-- Begin Data extract --
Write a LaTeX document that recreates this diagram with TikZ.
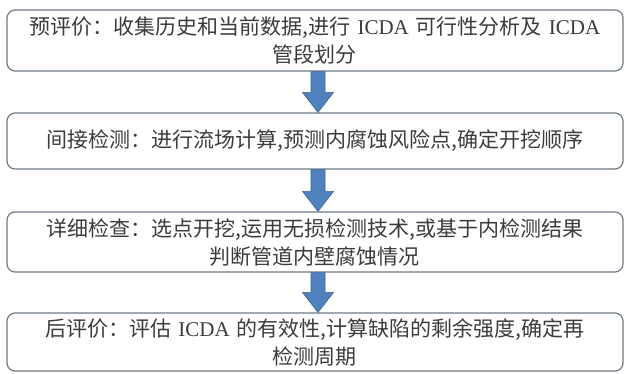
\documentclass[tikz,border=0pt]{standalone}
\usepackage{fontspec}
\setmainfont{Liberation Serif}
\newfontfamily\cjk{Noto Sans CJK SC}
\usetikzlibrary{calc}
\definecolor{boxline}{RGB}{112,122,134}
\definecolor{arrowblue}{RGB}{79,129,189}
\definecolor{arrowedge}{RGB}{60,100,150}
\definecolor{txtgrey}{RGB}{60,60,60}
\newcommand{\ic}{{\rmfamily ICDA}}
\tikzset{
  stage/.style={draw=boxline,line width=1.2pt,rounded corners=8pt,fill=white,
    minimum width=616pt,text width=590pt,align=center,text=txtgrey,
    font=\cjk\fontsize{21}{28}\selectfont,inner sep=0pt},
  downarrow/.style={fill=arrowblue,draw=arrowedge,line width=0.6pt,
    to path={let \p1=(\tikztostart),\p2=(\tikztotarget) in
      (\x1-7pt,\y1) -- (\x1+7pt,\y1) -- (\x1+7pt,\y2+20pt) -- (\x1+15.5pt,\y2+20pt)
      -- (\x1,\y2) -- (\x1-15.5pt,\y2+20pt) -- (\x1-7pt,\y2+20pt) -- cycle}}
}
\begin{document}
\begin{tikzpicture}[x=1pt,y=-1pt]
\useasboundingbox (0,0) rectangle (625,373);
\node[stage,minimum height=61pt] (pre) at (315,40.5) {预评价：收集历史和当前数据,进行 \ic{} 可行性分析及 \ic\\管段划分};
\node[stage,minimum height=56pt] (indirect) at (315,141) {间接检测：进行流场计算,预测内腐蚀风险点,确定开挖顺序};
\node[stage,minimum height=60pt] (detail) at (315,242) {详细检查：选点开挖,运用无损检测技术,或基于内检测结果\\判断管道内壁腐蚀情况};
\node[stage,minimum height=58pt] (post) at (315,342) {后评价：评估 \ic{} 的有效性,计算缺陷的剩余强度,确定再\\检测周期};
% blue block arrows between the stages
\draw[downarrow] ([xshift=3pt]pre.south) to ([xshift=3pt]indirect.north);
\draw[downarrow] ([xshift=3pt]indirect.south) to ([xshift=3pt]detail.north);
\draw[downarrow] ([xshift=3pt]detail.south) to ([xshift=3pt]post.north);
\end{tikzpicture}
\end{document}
-- End Data extract --
-- Begin Data extract --
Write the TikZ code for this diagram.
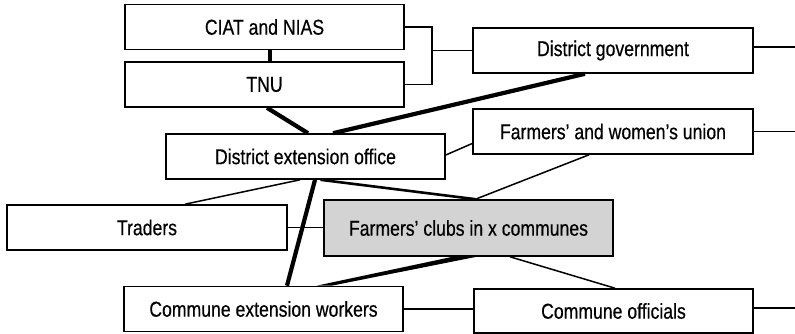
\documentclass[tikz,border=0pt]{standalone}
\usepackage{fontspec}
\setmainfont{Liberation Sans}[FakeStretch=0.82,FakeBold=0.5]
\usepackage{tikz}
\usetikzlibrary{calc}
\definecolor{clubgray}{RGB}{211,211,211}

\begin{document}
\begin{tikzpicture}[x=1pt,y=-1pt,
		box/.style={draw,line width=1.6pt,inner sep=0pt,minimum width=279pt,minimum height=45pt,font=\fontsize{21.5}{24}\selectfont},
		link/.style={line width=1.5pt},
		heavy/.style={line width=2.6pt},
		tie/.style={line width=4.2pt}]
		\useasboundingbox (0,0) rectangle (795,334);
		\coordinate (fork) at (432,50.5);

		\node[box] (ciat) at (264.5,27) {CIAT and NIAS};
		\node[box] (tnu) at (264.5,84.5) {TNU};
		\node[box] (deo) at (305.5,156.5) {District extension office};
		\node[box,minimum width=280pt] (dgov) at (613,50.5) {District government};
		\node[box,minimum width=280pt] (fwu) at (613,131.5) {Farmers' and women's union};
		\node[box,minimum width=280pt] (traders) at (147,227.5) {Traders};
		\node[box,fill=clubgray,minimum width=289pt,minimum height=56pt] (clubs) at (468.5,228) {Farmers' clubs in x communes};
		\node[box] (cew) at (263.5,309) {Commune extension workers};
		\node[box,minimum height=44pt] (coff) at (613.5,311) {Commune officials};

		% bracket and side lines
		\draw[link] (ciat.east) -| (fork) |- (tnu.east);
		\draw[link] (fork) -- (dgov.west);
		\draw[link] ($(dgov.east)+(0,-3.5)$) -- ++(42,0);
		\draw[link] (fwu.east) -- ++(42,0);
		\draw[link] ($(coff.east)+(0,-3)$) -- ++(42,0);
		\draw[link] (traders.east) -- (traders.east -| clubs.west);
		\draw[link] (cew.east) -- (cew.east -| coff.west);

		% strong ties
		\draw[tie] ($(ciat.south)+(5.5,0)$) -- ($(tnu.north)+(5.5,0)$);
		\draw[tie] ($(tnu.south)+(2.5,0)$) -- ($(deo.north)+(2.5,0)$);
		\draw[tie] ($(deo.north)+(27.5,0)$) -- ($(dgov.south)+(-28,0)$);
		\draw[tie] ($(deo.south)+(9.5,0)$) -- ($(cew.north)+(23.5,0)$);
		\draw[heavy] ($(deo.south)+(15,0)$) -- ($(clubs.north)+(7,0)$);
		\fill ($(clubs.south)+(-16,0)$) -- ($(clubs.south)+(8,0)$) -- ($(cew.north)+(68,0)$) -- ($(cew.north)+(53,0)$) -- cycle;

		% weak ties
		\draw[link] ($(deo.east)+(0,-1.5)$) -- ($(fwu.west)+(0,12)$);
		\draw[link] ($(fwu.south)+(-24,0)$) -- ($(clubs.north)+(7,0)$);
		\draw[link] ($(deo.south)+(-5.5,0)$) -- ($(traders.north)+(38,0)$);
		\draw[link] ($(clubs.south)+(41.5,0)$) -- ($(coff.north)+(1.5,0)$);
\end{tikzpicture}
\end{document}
-- End Data extract --
-- Begin Data extract --
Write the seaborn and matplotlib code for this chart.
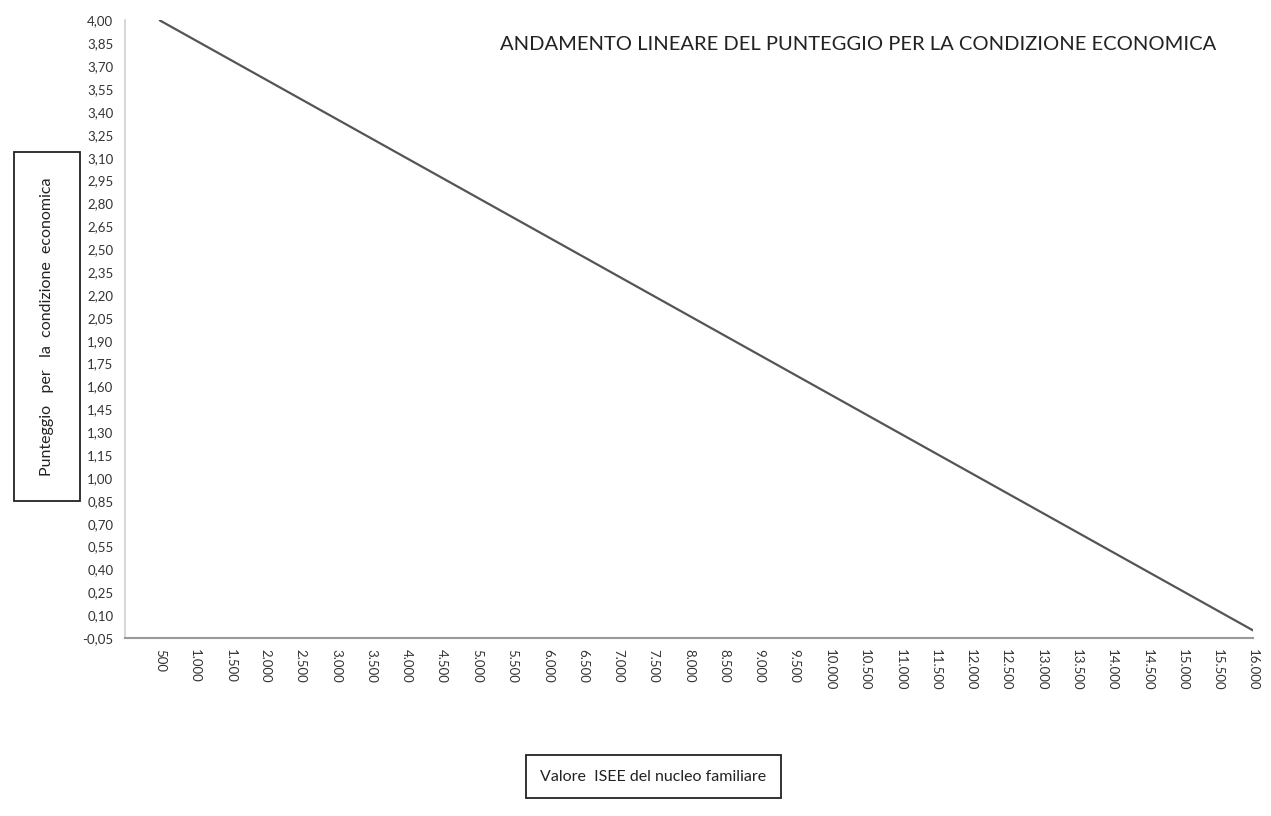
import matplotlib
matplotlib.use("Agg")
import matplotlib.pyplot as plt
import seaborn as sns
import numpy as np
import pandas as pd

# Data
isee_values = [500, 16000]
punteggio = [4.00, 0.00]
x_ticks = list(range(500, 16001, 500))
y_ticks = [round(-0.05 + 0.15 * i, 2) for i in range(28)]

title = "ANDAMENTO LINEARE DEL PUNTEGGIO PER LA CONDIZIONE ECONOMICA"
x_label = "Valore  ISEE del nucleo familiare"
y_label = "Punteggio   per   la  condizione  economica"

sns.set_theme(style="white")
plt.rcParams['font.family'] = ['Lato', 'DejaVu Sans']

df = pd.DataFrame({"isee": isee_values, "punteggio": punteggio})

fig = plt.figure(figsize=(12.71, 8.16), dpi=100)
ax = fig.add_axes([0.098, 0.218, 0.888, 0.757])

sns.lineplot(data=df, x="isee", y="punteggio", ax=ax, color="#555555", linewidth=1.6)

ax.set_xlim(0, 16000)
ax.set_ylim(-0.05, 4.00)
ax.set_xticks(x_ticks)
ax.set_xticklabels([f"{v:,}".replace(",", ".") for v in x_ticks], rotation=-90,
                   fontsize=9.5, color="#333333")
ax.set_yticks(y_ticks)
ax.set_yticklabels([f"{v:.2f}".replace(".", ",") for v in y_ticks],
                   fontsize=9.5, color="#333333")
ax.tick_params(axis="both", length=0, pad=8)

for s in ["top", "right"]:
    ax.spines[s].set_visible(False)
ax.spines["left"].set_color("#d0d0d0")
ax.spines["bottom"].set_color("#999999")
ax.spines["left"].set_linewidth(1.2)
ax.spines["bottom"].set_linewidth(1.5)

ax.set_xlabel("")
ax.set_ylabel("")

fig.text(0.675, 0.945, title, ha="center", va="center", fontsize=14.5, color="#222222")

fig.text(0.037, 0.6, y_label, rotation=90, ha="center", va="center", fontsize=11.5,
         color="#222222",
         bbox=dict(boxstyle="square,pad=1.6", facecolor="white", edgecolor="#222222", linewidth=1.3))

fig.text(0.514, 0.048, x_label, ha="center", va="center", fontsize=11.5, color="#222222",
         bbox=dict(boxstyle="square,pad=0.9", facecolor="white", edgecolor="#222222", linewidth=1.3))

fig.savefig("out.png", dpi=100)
-- End Data extract --
• _Task objective_
Write out the lines running from the one that contains "Write the seaborn" through the one that contains "import pandas as pd", ends included, and nothing else. Pictures stay out of the copy.

• _The output_
Write the seaborn and matplotlib code for this chart.
import matplotlib
matplotlib.use("Agg")
import matplotlib.pyplot as plt
import seaborn as sns
import numpy as np
import pandas as pd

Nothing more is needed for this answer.